Jorge Gómez Barata
La prédica y la lucha contra las estructuras sociales recuerdan las batallas contra molinos de viento. Las estructuras sociales no son intrínsecamente perversas, no tienen carácter de clase, ni deben ser liquidadas en nombre del progreso.
Las estructuras económicas de la sociedad capitalista no son creación de la burguesía, que no inventó la propiedad privada ni la explotación del trabajo ajeno, sino que los combinó con el liberalismo para generar un modelo de sociedad, aunque socialmente injusta, productivamente eficiente. Limar sus defectos y aprovechar sus virtudes, puede ser un objetivo viable.
La arquitectura de la sociedad capitalista, notable por su eficiencia y por sostener las desigualdades generadas por la explotación del trabajo asalariado por el capital, evidencian las contradicciones intrínsecas de los procesos civilizatorios que discurren espontáneamente, y aunque siguen un curso sinuoso, con avances y retrocesos, períodos de aceleración y ralentización, avanzan hacia el progreso general.
El capitalismo y sus estructuras no son el fruto de la maledicencia de malvados que obrando de mala fe las inventaron para su beneficio. La propiedad privada y pública, el dinero, el comercio, la ganancia, el derecho, el liberalismo y la democracia, la soberanía popular, el parlamentarismo, la separación de poderes y otras, son frutos de la cultura universal, tan buenos como el arte renacentista, la ilustración, las máquinas de la Revolución Industrial, el liberalismo, incluso el socialismo, un refinado producto de la cultura europea.

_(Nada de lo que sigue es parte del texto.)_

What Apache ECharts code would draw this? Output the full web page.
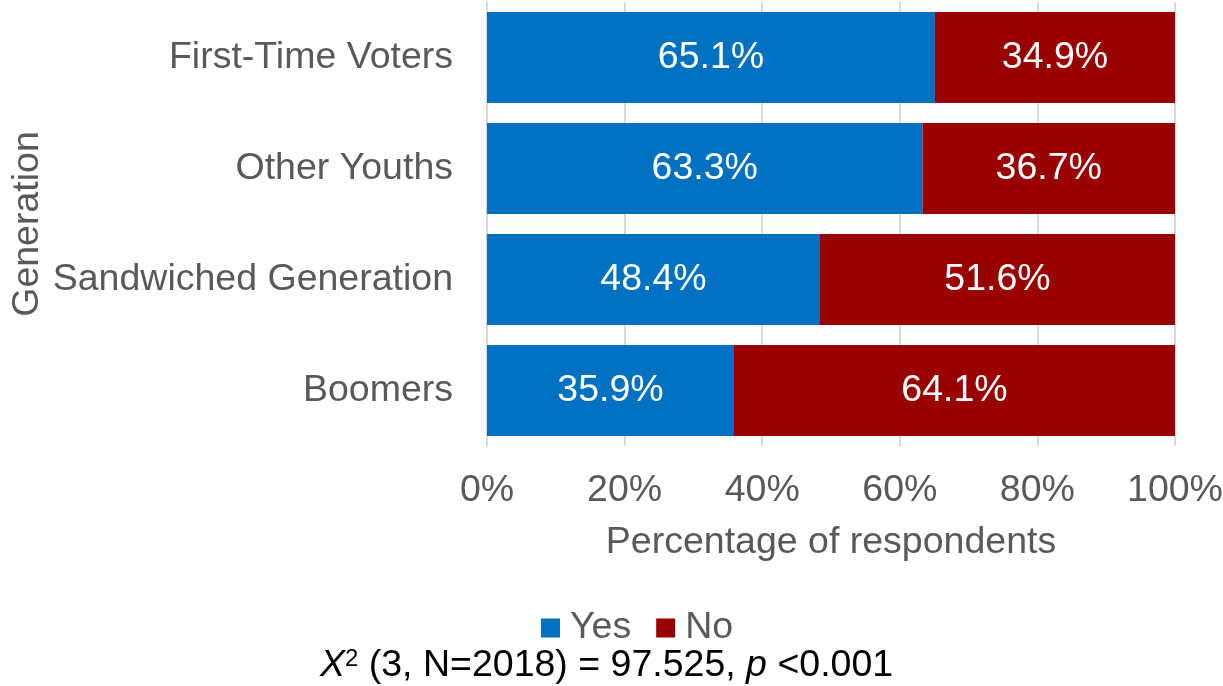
<!DOCTYPE html>
<html><head><meta charset="utf-8">
<script src="https://cdn.jsdelivr.net/npm/echarts@6/dist/echarts.min.js"></script>
<style>html,body{margin:0;padding:0;background:#fff}#c{width:1223px;height:686px}</style>
</head><body><div id="c"></div>
<script>
var categories = ['First-Time Voters', 'Other Youths', 'Sandwiched Generation', 'Boomers'];
var yesValues = [65.1, 63.3, 48.4, 35.9];
var noValues = [34.9, 36.7, 51.6, 64.1];
var xTicks = [0, 20, 40, 60, 80, 100];

var FONT = '"Liberation Sans", Arial, sans-serif';
var GREY = '#595959';
var FS = 37.5;
var chart = echarts.init(document.getElementById('c'));
chart.setOption({
  animation: false,
  textStyle: { fontFamily: FONT },
  grid: { left: 487, right: 48, top: 2, bottom: 240, containLabel: false, outerBoundsMode: 'none' },
  xAxis: {
    type: 'value', min: xTicks[0], max: xTicks[xTicks.length - 1], interval: 20,
    name: 'Percentage of respondents', nameLocation: 'middle', nameGap: 78,
    nameTextStyle: { fontSize: FS, color: GREY, fontFamily: FONT },
    axisLine: { show: false },
    axisTick: { show: false },
    splitLine: { show: true, lineStyle: { color: '#d9d9d9', width: 2 } },
    axisLabel: { formatter: '{value}%', fontSize: FS, color: GREY, margin: 26, fontFamily: FONT }
  },
  yAxis: {
    type: 'category', data: categories, inverse: true,
    name: 'Generation', nameLocation: 'middle', nameGap: 440, nameRotate: 90, nameMoveOverlap: false,
    nameTextStyle: { fontSize: FS, color: GREY, fontFamily: FONT },
    axisLine: { show: true, lineStyle: { color: '#d9d9d9', width: 2 } },
    axisTick: { show: false },
    axisLabel: { fontSize: FS, color: GREY, margin: 34, fontFamily: FONT }
  },
  legend: {
    data: ['Yes', 'No'], top: 604, left: 536,
    itemWidth: 19, itemHeight: 19, itemGap: 25, icon: 'rect',
    textStyle: { fontSize: FS, color: GREY, fontFamily: FONT, padding: [0, 0, 0, 5] }
  },
  title: {
    left: 315, top: 642,
    text: '{i|X}{sup|2}{n| (3, N=2018) = 97.525, }{i|p}{n| <0.001}',
    textStyle: {
      fontWeight: 'normal',
      rich: {
        n: { fontSize: FS, color: '#000', fontFamily: FONT, fontWeight: 'normal' },
        i: { fontSize: FS, color: '#000', fontFamily: FONT, fontStyle: 'italic', fontWeight: 'normal' },
        sup: { fontSize: 24, color: '#000', fontFamily: FONT, fontWeight: 'normal', verticalAlign: 'top', padding: [0, 0, 14, 0] }
      }
    }
  },
  series: [
    { name: 'Yes', type: 'bar', stack: 'a', data: yesValues, barCategoryGap: '18%',
      itemStyle: { color: '#0070C0' },
      label: { show: true, position: 'inside', formatter: function (p) { return p.value.toFixed(1) + '%'; }, fontSize: FS, color: '#fff', fontFamily: FONT } },
    { name: 'No', type: 'bar', stack: 'a', data: noValues, barCategoryGap: '18%',
      itemStyle: { color: '#990000' },
      label: { show: true, position: 'inside', formatter: function (p) { return p.value.toFixed(1) + '%'; }, fontSize: FS, color: '#fff', fontFamily: FONT } }
  ]
});
</script></body></html>
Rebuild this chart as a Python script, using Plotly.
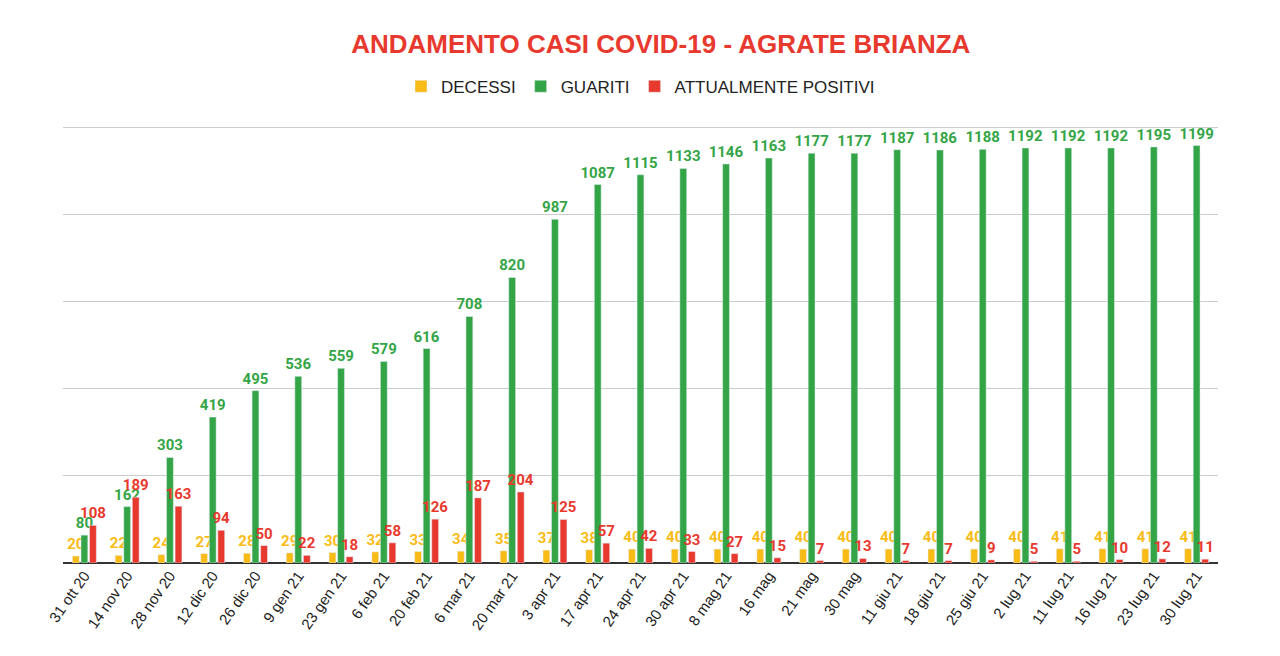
import plotly.graph_objects as go

dates = ["31 ott 20","14 nov 20","28 nov 20","12 dic 20","26 dic 20","9 gen 21","23 gen 21","6 feb 21","20 feb 21","6 mar 21","20 mar 21","3 apr 21","17 apr 21","24 apr 21","30 apr 21","8 mag 21","16 mag","21 mag","30 mag","11 giu 21","18 giu 21","25 giu 21","2 lug 21","11 lug 21","16 lug 21","23 lug 21","30 lug 21"]
decessi = [20,22,24,27,28,29,30,32,33,34,35,37,38,40,40,40,40,40,40,40,40,40,40,41,41,41,41]
guariti = [80,162,303,419,495,536,559,579,616,708,820,987,1087,1115,1133,1146,1163,1177,1177,1187,1186,1188,1192,1192,1192,1195,1199]
positivi = [108,189,163,94,50,22,18,58,126,187,204,125,57,42,33,27,15,7,13,7,7,9,5,5,10,12,11]

series = [("DECESSI", decessi, "#f9bb16"), ("GUARITI", guariti, "#34a546"), ("ATTUALMENTE POSITIVI", positivi, "#e8392e")]
fig = go.Figure()
for name, vals, col in series:
    fig.add_trace(go.Bar(x=dates, y=vals, name=name, marker_color=col, text=vals,
                         textposition="outside", cliponaxis=False,
                         textfont=dict(color=col, size=15, family="Roboto", weight="bold")))
fig.update_layout(
    width=1280, height=656, barmode="group", bargap=0.4, bargroupgap=0.2,
    uniformtext=dict(minsize=15, mode="show"),
    plot_bgcolor="white", paper_bgcolor="white",
    title=dict(text="<b>ANDAMENTO CASI COVID-19 - AGRATE BRIANZA</b>", x=0.51, y=0.945, xanchor="center", yanchor="middle",
               font=dict(color="#e8392e", size=26, family="Liberation Sans")),
    legend=dict(orientation="h", x=0.5, xanchor="center", y=1.09, yanchor="middle",
                font=dict(size=17, family="Liberation Sans", color="#222")),
    margin=dict(l=55, r=70, t=118, b=101),
    font=dict(family="Liberation Sans"),
    yaxis=dict(range=[0, 1255], tickvals=[0,250,500,750,1000,1250], showticklabels=False,
               gridcolor="#cccccc", zeroline=True, zerolinecolor="#333", zerolinewidth=2),
    xaxis=dict(tickangle=-55, tickfont=dict(size=15, color="#222")),
)
fig.write_html("out.html")
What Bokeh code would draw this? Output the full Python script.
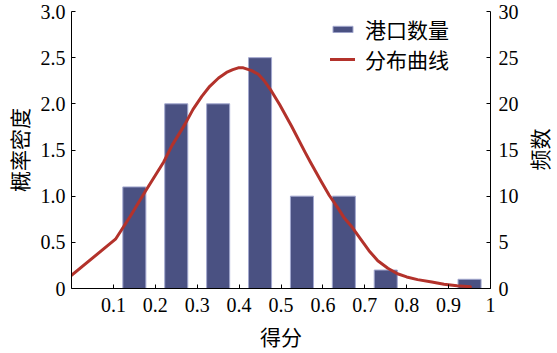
from bokeh.plotting import figure
from bokeh.models import (Range1d, LinearAxis, FixedTicker, ColumnDataSource,
                          Legend, LegendItem, Label)
from bokeh.embed import file_html
from bokeh.resources import INLINE
import math

# ---- data ----
bar_x = [0.15, 0.25, 0.35, 0.45, 0.55, 0.65, 0.75, 0.95]
bar_freq = [11, 20, 20, 25, 10, 10, 2, 1]

curve_x = [0.0, 0.105, 0.14, 0.176, 0.22, 0.24, 0.271, 0.29, 0.311, 0.33,
           0.351, 0.37, 0.385, 0.398, 0.41, 0.43, 0.446, 0.46, 0.477, 0.497,
           0.525, 0.557, 0.57, 0.596, 0.615, 0.636, 0.65, 0.667, 0.691,
           0.71, 0.731, 0.755, 0.778, 0.80, 0.826, 0.86, 0.889, 0.92, 0.952]
curve_y = [0.143, 0.534, 0.78, 1.05, 1.37, 1.55, 1.78, 1.94, 2.08, 2.19,
           2.28, 2.34, 2.37, 2.39, 2.39, 2.36, 2.32, 2.25, 2.14, 1.99,
           1.76, 1.48, 1.37, 1.16, 1.01, 0.87, 0.77, 0.68, 0.53,
           0.41, 0.30, 0.22, 0.16, 0.125, 0.096, 0.07, 0.047, 0.03, 0.018]

x_ticks = [0.1, 0.2, 0.3, 0.4, 0.5, 0.6, 0.7, 0.8, 0.9, 1.0]
x_tick_labels = ["0.1", "0.2", "0.3", "0.4", "0.5", "0.6", "0.7", "0.8", "0.9", "1"]
left_ticks = [0, 0.5, 1.0, 1.5, 2.0, 2.5, 3.0]
left_tick_labels = ["0", "0.5", "1.0", "1.5", "2.0", "2.5", "3.0"]
right_ticks = [0, 5, 10, 15, 20, 25, 30]

x_label = "得分"
left_label = "概率密度"
right_label = "频数"
bar_name = "港口数量"
curve_name = "分布曲线"

SERIF = "Liberation Serif"
CJK = "Noto Sans CJK SC"
NUM_SIZE = "20px"
CJK_SIZE = "21px"

p = figure(width=557, height=353, output_backend="svg", toolbar_location=None,
           x_range=Range1d(0, 1), y_range=Range1d(0, 3),
           min_border_left=69, min_border_right=67, min_border_top=11,
           min_border_bottom=61)
p.outline_line_color = None
p.grid.visible = False
p.background_fill_color = "white"
p.border_fill_color = "white"

p.extra_y_ranges = {"freq": Range1d(0, 30)}

src_bar = ColumnDataSource(dict(x=bar_x, top=bar_freq))
r_bar = p.vbar(x="x", top="top", width=0.055, source=src_bar, y_range_name="freq",
               fill_color="#4a5182", line_color="#a3a8cf", line_width=1)

src_curve = ColumnDataSource(dict(x=curve_x, y=curve_y))
r_line = p.line(x="x", y="y", source=src_curve, line_color="#b3322b",
                line_width=3, line_join="round", line_cap="round")

# x axis
xa = p.xaxis[0]
xa.ticker = FixedTicker(ticks=x_ticks)
xa.major_label_overrides = {t: l for t, l in zip(x_ticks, x_tick_labels)}
xa.axis_label = x_label

# left axis
ya = p.yaxis[0]
ya.ticker = FixedTicker(ticks=left_ticks)
ya.major_label_overrides = {t: l for t, l in zip(left_ticks, left_tick_labels)}
ya.axis_label = left_label

# right axis
ra = LinearAxis(y_range_name="freq", ticker=FixedTicker(ticks=right_ticks))
p.add_layout(ra, "right")

for ax in (xa, ya, ra):
    ax.axis_line_color = "black"
    ax.axis_line_width = 1
    ax.major_tick_in = 4
    ax.major_tick_out = 0
    ax.major_tick_line_color = "black"
    ax.minor_tick_line_color = None
    ax.major_label_text_font = SERIF
    ax.major_label_text_font_size = NUM_SIZE
    ax.major_label_text_color = "black"
    ax.axis_label_text_font = CJK
    ax.axis_label_text_font_size = CJK_SIZE
    ax.axis_label_text_font_style = "normal"
    ax.axis_label_text_color = "black"

xa.major_label_standoff = 9
xa.axis_label_standoff = 6
ya.major_label_standoff = 6
ya.axis_label_standoff = 4
ra.major_label_standoff = 8

# right-axis title, reading bottom-to-top, in its own side panel
right_title = Label(x=17, y=139, x_units="screen", y_units="screen",
                    text=right_label, angle=math.pi / 2, angle_units="rad",
                    text_align="center", text_baseline="middle",
                    text_font=CJK, text_font_size=CJK_SIZE, text_color="black")
p.add_layout(right_title, "right")

legend = Legend(items=[LegendItem(label=bar_name, renderers=[r_bar]),
                       LegendItem(label=curve_name, renderers=[r_line])],
                location=(259, 214))
legend.label_text_font = CJK
legend.label_text_font_size = CJK_SIZE
legend.label_text_color = "black"
legend.glyph_width = 25
legend.glyph_height = 8
legend.label_standoff = 10
legend.spacing = -4
legend.padding = 0
legend.margin = 0
legend.border_line_color = None
legend.background_fill_alpha = 0
p.add_layout(legend)

open("out.html", "w").write(file_html(p, INLINE))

Adquirir conciencia de que el capitalismo será trascendido como hizo Karl Marx, incluso trabajar por acelerar esos procesos mediante reformas y revoluciones sociales, a lo cual se consagraron Lenin, Mao Zedong y otros, no significa odiar a las estructuras, que sería lo mismo que maldecir a las herramientas.
La idea, instalada con el triunfo bolchevique cien años atrás, de que para el establecimiento de la justicia social es preciso liquidar las estructuras fundamentales de las sociedades capitalistas avanzadas, se ha revelado impracticable, no sólo por las enormes conmociones sociales que tal empeño genera y sus altos costos sociales, sino porque no han conducido a los resultados deseados.
La sociedad perfecta, capaz de aprovechar las posibilidades del modo de producción capitalista para crear riquezas, y la generosidad del socialismo para distribuirlas, es posible por la existencia del Estado, cuyas posibilidades reguladoras y capacidad para arbitrar entre diferentes actores sociales son infinitas. Construir una nueva sociedad sin destruir lo valioso de la anterior, es una meta viable. La civilización y la cultura son procesos de suma, no de negaciones.